Thursday, May 13, 2010
Here’s a story that proves it’s easier and cheaper to pay employees for overtime while it happens vs. paying for it in court.
Raceway, a petroleum company based in Piscataway, N.J., promises its customers low prices at the gas pumps at their locations throughout the state. Its website claims the company is famous for its “fast, friendly service,” but employees in a class action lawsuit claim that Raceway didn’t pay their employees for working overtime.
In April, the U.S. Department of Labor settled a case against Raceway to the tune of $3.9 million in unpaid overtime for six years and more than 700 former and current employees. Raceway, who continues to deny the charges, nonetheless has agreed to pay damages and $100,000 in civil penalties as well as hiring an independent monitor to survey the company’s time clocks. $1.95 million will go to overtime compensation and another $1.95 million will go toward damages.
The lawsuit, which lasted for three weeks and involved more than 25 witnesses, claimed that many Raceway employees, most of them gas station attendants, worked as many as 100 hours a week and were docked two hours for breaks even though the breaks were less than 90 minutes long. Many employees testified that Raceway gave them less than 30 minutes for breaks on long shifts.
The settlement resolves a 2006 lawsuit filed by the Department of Labor.
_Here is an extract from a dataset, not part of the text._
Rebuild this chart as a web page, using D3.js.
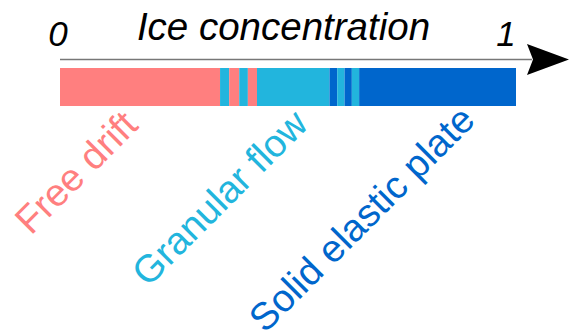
<!DOCTYPE html>
<html><head><meta charset="utf-8">
<script src="https://cdn.jsdelivr.net/npm/d3@7"></script>
<style>body{margin:0;background:#fff}svg{display:block}</style>
</head><body>
<script>
// Data: regime segments along ice concentration [0,1]
const segStart = [0, 0.351, 0.371, 0.393, 0.412, 0.432, 0.591, 0.608, 0.624, 0.640, 0.656];
const segEnd   = [0.351, 0.371, 0.393, 0.412, 0.432, 0.591, 0.608, 0.624, 0.640, 0.656, 1];
const segRegime = ["Free drift","Granular flow","Free drift","Granular flow","Free drift","Granular flow","Solid elastic plate","Granular flow","Solid elastic plate","Granular flow","Solid elastic plate"];
const regimes = ["Free drift","Granular flow","Solid elastic plate"];
const regimeColors = ["#FF7F7F","#22B5DD","#0066CC"];
const tickValues = [0, 1];
const tickLabels = ["0", "1"];
const title = "Ice concentration";

const W = 569, H = 331;
const svg = d3.select("body").append("svg").attr("width", W).attr("height", H);
const x = d3.scaleLinear().domain([0,1]).range([60,516]);
const color = d3.scaleOrdinal().domain(regimes).range(regimeColors);
const font = "'Liberation Sans', Arial, sans-serif";

// axis line
svg.append("line").attr("x1", x(0)).attr("x2", 532).attr("y1", 59.5).attr("y2", 59.5)
  .attr("stroke", "#777").attr("stroke-width", 1.6);
// arrow head
svg.append("path").attr("d", "M527,44 L569,59.5 L527,75 L533,59.5 Z").attr("fill", "#000");

// bar segments
const segs = segStart.map((s,i)=>({s, e: segEnd[i], r: segRegime[i]}));
svg.selectAll("rect.seg").data(segs).join("rect")
  .attr("x", d=>x(d.s)).attr("width", d=>x(d.e)-x(d.s))
  .attr("y", 68).attr("height", 38)
  .attr("fill", d=>color(d.r));

// tick labels
const tickOffset = [-2, -10];
svg.selectAll("text.tick").data(tickValues).join("text")
  .attr("x", (d,i)=>x(d)+tickOffset[i]).attr("y", 46)
  .attr("text-anchor","middle").attr("font-family", font)
  .attr("font-style","italic").attr("font-size", 35).attr("fill","#000")
  .text((d,i)=>tickLabels[i]);

// title
svg.append("text").attr("x", 283.5).attr("y", 40).attr("text-anchor","middle")
  .attr("font-family", font).attr("font-style","italic").attr("font-size", 38.5)
  .attr("fill","#000").text(title);

// regime labels (rotated)
const labelPos = [[31,236],[148,288],[265,334]];
svg.selectAll("text.reg").data(regimes).join("text")
  .attr("transform", (d,i)=>`translate(${labelPos[i][0]},${labelPos[i][1]}) rotate(-45)`)
  .attr("font-family", font).attr("font-size", 38.5)
  .attr("fill", d=>color(d)).text(d=>d);
</script>
</body></html>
An investigation by the Wage and Hour dispute division discovered that Raceway violated the Fair Labor Standards Act (FLSA) starting in June 2002. The company, according to the investigation, failed to pay employees time-and-a-half their regular hourly rates when they worked more than 40 hours in one workweek. The Wage and Hour Division also found that Raceway didn’t keep accurate time and payroll records. It was later revealed that Raceway failed to comply with the Wage and Hour division’s recommendations through December 2009.
The FLSA requires that employees be paid at least the federal minimum wage of $7.25 per hour as well as overtime pay of one-and-one-half times their regular rates.